What is a dust bath?
They love to dig dry soil and will spend hours laying (as if dead) in them, occasionally flapping their wings to knock more 'dust' into their feathers. More info, Click here

Should I let them out in the garden?
This depends on how much you treasure your flower beds and vegetable patches. They won't eat everything, but will scratch around almost anywhere. If you have a vegetable patch - fence it off or cover everything securely or you'll lose just about everything except potato's!
In the Autumn they are very partial to flower seeds, especially Lupins.
Make sure they stay in your garden. More info, Click here

What about security from predators in the garden?
It is a myth that foxes only go searching for food at night, which many have found out to their cost. If you're going shopping for an hour, put them back in their house and chicken run.
More info, Click here

What should I feed them beside Poultry Food (Mixed Corn, Layers Mash and / or Pellets)?
Chickens know what they can and can't eat. Any vegetable kitchen waste, put in a saucepan and boil up. Most enjoy Rice and bread, but don't go overboard. Natural foods which they may find in the wild are best. Treats should be kept to a minimum though. More info, Click here


Is it true I can feed them back their eggshells?
This is a substitute for Grit and quite a normal common practice. But they must be roasted until dark and crisp, then crushed up. Some chickens eat them, some don't. More info, Click here

I have a cat and dog, will they attack the chickens?
No one situation is the same and some dog breeds may be more natural hunters than others. Usually, if introduced carefully over time and avoiding jealousy from your existing Pet all should be well. 90% of the time there are no problems and they will live, walk and talk together quite happily. If letting them out though - beware other peoples pets. More info, Click here

Should I get a cockerel?
Unless you're going to breed, there is no need for one. If you are, take heed of the noise they are going to make for your neighbours and yourselves sake. Also, you will often find the Hens are a little less sociable to you (a human) if they have a 'Boss' about.

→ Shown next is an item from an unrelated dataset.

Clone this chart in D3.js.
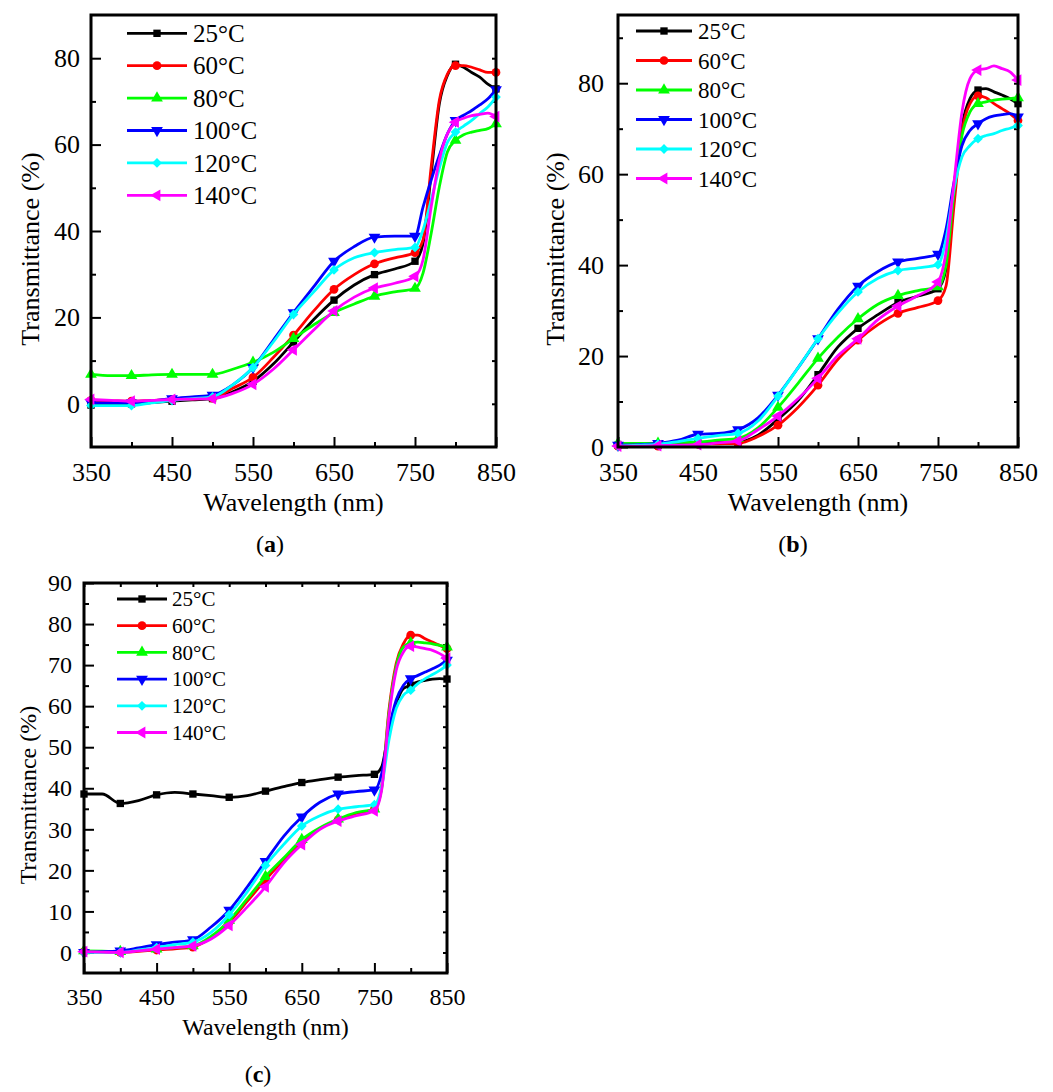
<!DOCTYPE html>
<html>
<head>
<meta charset="utf-8">
<script src="https://cdn.jsdelivr.net/npm/d3@7"></script>
<style>
body { margin: 0; background: #fff; }
svg { display: block; }
</style>
</head>
<body>
<script>
// wavelength grid (nm) shared by all three panels
var wavelength = [350,375,400,425,450,475,500,525,550,575,600,625,650,675,700,725,750,760,770,780,790,800,810,820,830,840,850];
var markerWl = [350,400,450,500,550,600,650,700,750,800,850];
var temps = ["25°C","60°C","80°C","100°C","120°C","140°C"];
var colors = ["#000000","#ff0000","#00ff00","#0000ff","#00ffff","#ff00ff"];

// panel (a)
var a25  = [-0.3,-0.2,0,0.3,0.6,0.9,1.2,2.8,5.2,9.2,14.3,19.5,24,27.5,29.9,31.2,33,37.2,53.3,69.4,76,78.6,77.9,76.7,75.6,74,72.9];
var a60  = [0.8,0.7,0.6,0.8,1,1.1,1.3,3.6,6.1,10.7,15.9,21.5,26.5,29.9,32.4,33.8,35,38,54.9,70.2,76.3,78.3,78.3,77.9,77.3,76.7,76.7];
var a80  = [6.8,6.5,6.5,6.7,6.8,6.8,6.8,8,9.6,11.9,15.1,18.3,21.1,23.1,24.9,25.9,26.7,30.3,39.5,50.2,58.3,61,62.3,62.9,63.3,63.7,64.8];
var a100 = [0.2,0.2,0.2,0.7,1.2,1.6,2,4.4,8.4,14.7,21.1,27.1,33,36.4,38.6,38.8,38.8,45.6,51.8,57.5,62.5,65.6,66.8,67.9,69.2,70.6,72.7];
var a120 = [-0.4,-0.4,-0.4,0.2,0.8,1.2,1.6,4.4,8.4,14.3,20.7,25.9,31,33.8,35,35.7,36.2,40.3,47.2,54.5,60.5,62.9,64.3,65.6,67.2,68.7,71];
var a140 = [1,0.8,0.6,0.8,1,1.1,1.2,2.4,4.5,8,12.5,17.1,21.5,24.7,26.8,27.9,29.5,33.4,45.6,56.4,62.5,65.2,66.1,66.7,67,67.3,66.5];

// panel (b)
var b25  = [0.4,0.4,0.4,0.6,0.8,1,1.1,2.6,6.1,10.2,15.9,22,26.1,29.1,31.8,33.2,34.8,39.1,56.8,70.7,76.6,78.5,78.8,78.1,77.4,76.6,75.5];
var b60  = [0.2,0.2,0.2,0.4,0.6,0.7,0.8,2.3,4.8,8.7,13.6,19.3,23.5,26.9,29.4,30.7,32.2,35.4,53.1,69.3,75.5,77.2,76.8,75.5,74.4,73.3,71.8];
var b80  = [0.8,0.8,0.8,1,1.1,1.5,1.9,4.2,8.7,14,19.5,24.2,28.2,31.4,33.3,34.4,35.2,39.9,56,68.5,73.7,75.5,75.9,76.3,76.5,76.6,76.8];
var b100 = [0.4,0.5,0.8,1.5,2.8,3,3.8,6.4,11.4,17.4,23.8,30.3,35.4,38.6,40.7,41.5,42.4,47.9,58.2,66.3,69.6,71.1,72.2,72.8,73.1,73.3,72.6];
var b120 = [0.2,0.4,0.6,1.2,1.9,2.5,3,5.7,11.2,17.4,23.8,29.5,34.1,37.1,38.8,39.4,40.1,45.7,56.8,63.8,66.3,67.8,68.5,68.9,69.6,70.1,70.7];
var b140 = [0.2,0.2,0.3,0.4,0.5,0.9,1.3,3.8,6.8,10.6,15.1,20.1,23.8,28,31,33.3,36.3,42.8,58.2,73.7,81,82.9,83.2,83.8,83.2,82.5,80.7];

// panel (c)
var c25  = [38.6,38.6,36.3,37,38.4,39,38.6,38.2,37.8,38.2,39.3,40.4,41.4,42.1,42.7,43.1,43.4,45.2,54.2,60.6,64.3,65.1,65.9,66.3,66.6,66.7,66.6];
var c60  = [0.2,0.1,0,0.3,0.6,0.9,1.3,3.6,7.4,12.5,17.7,22.5,27,30.2,32.3,33.9,34.9,40.4,59,70.4,75.2,77.3,77.3,76.4,75.6,74.8,74];
var c80  = [0.4,0.3,0.2,0.5,0.8,1.2,1.6,3.9,7.8,13.1,18.5,23,27.5,30.4,32.5,34.1,34.9,40,58.2,69.6,74.4,75.4,75.6,75.4,75.2,74.8,74.4];
var c100 = [0,0.2,0.4,1.1,1.9,2.5,3.1,6.2,10.3,16,22.2,28.3,33,36.6,38.6,39.2,39.6,43.6,54.2,61.5,65.1,66.7,67.5,68.3,69.1,70,71.2];
var c120 = [0,0,0,0.6,1.2,1.9,2.5,4.9,9.2,14.8,21.2,26.3,30.8,33.3,34.9,35.5,36,40.4,51.7,59.4,62.7,63.9,65.5,66.7,67.7,68.7,70];
var c140 = [0.2,0.1,0,0.4,0.8,1.2,1.6,3.3,6.6,11.1,16,21.8,26.3,30,32,33.3,34.5,39.6,57.4,68.7,73.2,74.6,74.4,74,73.6,72.8,71.7];

var xMajor = [350,450,550,650,750,850];
var xMinor = [400,500,600,700,800];

var FONT = "'Liberation Serif', 'Times New Roman', Times, serif";
var W = 1053, H = 1092;
var svg = d3.select("body").append("svg").attr("width", W).attr("height", H)
  .attr("font-family", FONT);

// marker shapes: square, circle, up, down, diamond, left
function marker(g, i, size) {
  var s;
  if (i === 0) s = d3.symbol().type(d3.symbolSquare).size(size * 0.9);
  else if (i === 1) s = d3.symbol().type(d3.symbolCircle).size(size);
  else if (i === 4) s = d3.symbol().type(d3.symbolSquare).size(size * 0.8);
  else s = d3.symbol().type(d3.symbolTriangle).size(size);
  var rot = [0, 0, 0, 180, 45, -90][i];
  return g.append("path").attr("d", s()).attr("fill", colors[i])
    .attr("transform", "rotate(" + rot + ")");
}

function drawPanel(p) {
  var x = d3.scaleLinear().domain([350, 850]).range([p.left, p.right]);
  var y = d3.scaleLinear().domain(p.ydom).range([p.bottom, p.top]);
  var g = svg.append("g");

  // bottom axis (inward ticks)
  g.append("g").attr("transform", "translate(0," + p.bottom + ")")
    .call(d3.axisBottom(x).tickValues(xMajor).tickSize(-10).tickPadding(p.xPad).tickFormat(d3.format("d")));
  g.append("g").attr("transform", "translate(0," + p.bottom + ")")
    .call(d3.axisBottom(x).tickValues(xMinor).tickSize(-5).tickFormat(""));
  // left axis
  g.append("g").attr("transform", "translate(" + p.left + ",0)")
    .call(d3.axisLeft(y).tickValues(p.yMajor).tickSize(-10).tickPadding(p.yPad).tickFormat(d3.format("d")));
  g.append("g").attr("transform", "translate(" + p.left + ",0)")
    .call(d3.axisLeft(y).tickValues(p.yMinor).tickSize(-5).tickFormat(""));
  // right mirror ticks
  g.append("g").attr("transform", "translate(" + p.right + ",0)")
    .call(d3.axisRight(y).tickValues(p.rightTicks).tickSize(-4).tickFormat(""));
  if (p.topTicks) {
    g.append("g").attr("transform", "translate(0," + p.top + ")")
      .call(d3.axisTop(x).tickValues(xMajor.concat(xMinor)).tickSize(-4).tickFormat(""));
  }
  g.selectAll(".domain").remove();
  g.selectAll("g").attr("font-family", FONT);
  g.selectAll(".tick line").attr("stroke", "#000").attr("stroke-width", 2);
  g.selectAll(".tick text").attr("font-family", FONT).attr("font-size", p.tickFont);

  // curves
  var line = d3.line()
    .x(function(d) { return x(d[0]); })
    .y(function(d) { return y(d[1]); })
    .curve(d3.curveMonotoneX);
  p.series.forEach(function(vals, i) {
    var pts = wavelength.map(function(w, k) { return [w, vals[k]]; });
    g.append("path").datum(pts).attr("d", line)
      .attr("fill", "none").attr("stroke", colors[i]).attr("stroke-width", 2.8)
      .attr("stroke-linejoin", "round");
    pts.filter(function(d) { return markerWl.indexOf(d[0]) >= 0; }).forEach(function(d) {
      var m = g.append("g").attr("transform", "translate(" + x(d[0]) + "," + y(d[1]) + ")");
      marker(m, i, 60);
    });
  });

  // frame
  g.append("rect").attr("x", p.left).attr("y", p.top)
    .attr("width", p.right - p.left).attr("height", p.bottom - p.top)
    .attr("fill", "none").attr("stroke", "#000").attr("stroke-width", 3);

  // legend
  temps.forEach(function(t, i) {
    var ly = p.legY + i * p.legStep;
    g.append("line").attr("x1", p.legX0).attr("x2", p.legX1).attr("y1", ly).attr("y2", ly)
      .attr("stroke", colors[i]).attr("stroke-width", 2.8);
    var m = g.append("g").attr("transform", "translate(" + ((p.legX0 + p.legX1) / 2) + "," + ly + ")");
    marker(m, i, 60);
    g.append("text").attr("x", p.legTextX).attr("y", ly).attr("dy", "0.35em")
      .attr("font-size", p.legFont).text(t);
  });

  // axis titles
  g.append("text").attr("x", (p.left + p.right) / 2).attr("y", p.xTitleY)
    .attr("text-anchor", "middle").attr("font-size", p.titleFont).text("Wavelength (nm)");
  g.append("text").attr("transform", "translate(" + p.yTitleX + "," + p.yTitleCY + ") rotate(-90)")
    .attr("text-anchor", "middle").attr("font-size", p.titleFont).text("Transmittance (%)");

  // panel label
  var lab = g.append("text").attr("x", p.labX).attr("y", p.labY).attr("text-anchor", "middle")
    .attr("font-size", p.labFont);
  lab.append("tspan").text("(");
  lab.append("tspan").attr("font-weight", "bold").text(p.label);
  lab.append("tspan").text(")");
}

drawPanel({
  left: 91, right: 496, top: 15, bottom: 447, ydom: [-10, 90],
  yMajor: [0, 20, 40, 60, 80], yMinor: [10, 30, 50, 70],
  rightTicks: [0, 10, 20, 30, 40, 50, 60, 70, 80], topTicks: false,
  xPad: 16, yPad: 11, tickFont: 26, titleFont: 26,
  series: [a25, a60, a80, a100, a120, a140],
  legX0: 127, legX1: 187, legTextX: 193, legY: 33.3, legStep: 32.4, legFont: 25,
  xTitleY: 511, yTitleX: 39, yTitleCY: 249,
  label: "a", labX: 270, labY: 552, labFont: 24
});

drawPanel({
  left: 618, right: 1018, top: 15, bottom: 447, ydom: [0, 95],
  yMajor: [0, 20, 40, 60, 80], yMinor: [10, 30, 50, 70, 90],
  rightTicks: [10, 20, 30, 40, 50, 60, 70, 80, 90], topTicks: false,
  xPad: 16, yPad: 14, tickFont: 26, titleFont: 26,
  series: [b25, b60, b80, b100, b120, b140],
  legX0: 636, legX1: 692, legTextX: 698, legY: 31, legStep: 29.5, legFont: 23,
  xTitleY: 511, yTitleX: 564, yTitleCY: 249,
  label: "b", labX: 793, labY: 552, labFont: 24
});

drawPanel({
  left: 84, right: 447, top: 583, bottom: 973, ydom: [-5, 90],
  yMajor: [0, 10, 20, 30, 40, 50, 60, 70, 80, 90], yMinor: [5, 15, 25, 35, 45, 55, 65, 75, 85],
  rightTicks: [0, 5, 10, 15, 20, 25, 30, 35, 40, 45, 50, 55, 60, 65, 70, 75, 80, 85], topTicks: true,
  xPad: 15, yPad: 12, tickFont: 24, titleFont: 24,
  series: [c25, c60, c80, c100, c120, c140],
  legX0: 117, legX1: 167, legTextX: 172, legY: 599, legStep: 26.7, legFont: 21,
  xTitleY: 1035, yTitleX: 36, yTitleCY: 795,
  label: "c", labX: 258, labY: 1082, labFont: 24
});
</script>
</body>
</html>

What if a Chicken becomes ill?
There are many forums for you to ask about symptons etc., but each case is different. If concerned take them to a Vet, but make sure the Vet has Avian knowledge before you do so.

My chickens aren't laying, why?
They are natural creatures and will take natural breaks, especially in winter. Sometimes they will go weeks without laying. It's a waiting game and usually best left up to them to 'decide'.

They are eating the eggs, how can I stop this?
First confirm it is the chickens and not something else such as a Rat. This is a pain and often hard to stop. Some make a small hole in an egg and put mustard inside. After a while, they give up on the idea.

'My chicken is laying eggs with soft shells, is she ill?
More than likely not. It is quite common for a hen to lay the occasional soft shelled egg. It could indicate a lack of calcium, which some Grit would normally put right.
If it persists though, vetinary help should be sought.
Older hens often produce mis-shaped egg's now and again.

My Hen won't leave the Nest Box, why?
She is most likely broody. The main thing during this time is to make sure she is eating and drinking, so you may have to give her Waiter service. The most important thing is she doesn't overheat. You can take her out for a while. There may be a squabble with the others, but this is what they do. More info, Click here

The feathers are coming off one of my hens?
They are moulting. This is natural behaviour and will last a few weeks. Occasionally they will eat the feathers, but again, this is no real cause for concern.

In general, is keeping Chickens a good idea?
For most people yes, but you must consider they need to be fed every day, their eggs collected and it is important to keep both the Chicken House and Run clean.
If you have children, chickens will, without a doubt, teach them more about the food cycle and the importance of looking after all creatures who give to us more than we give to them.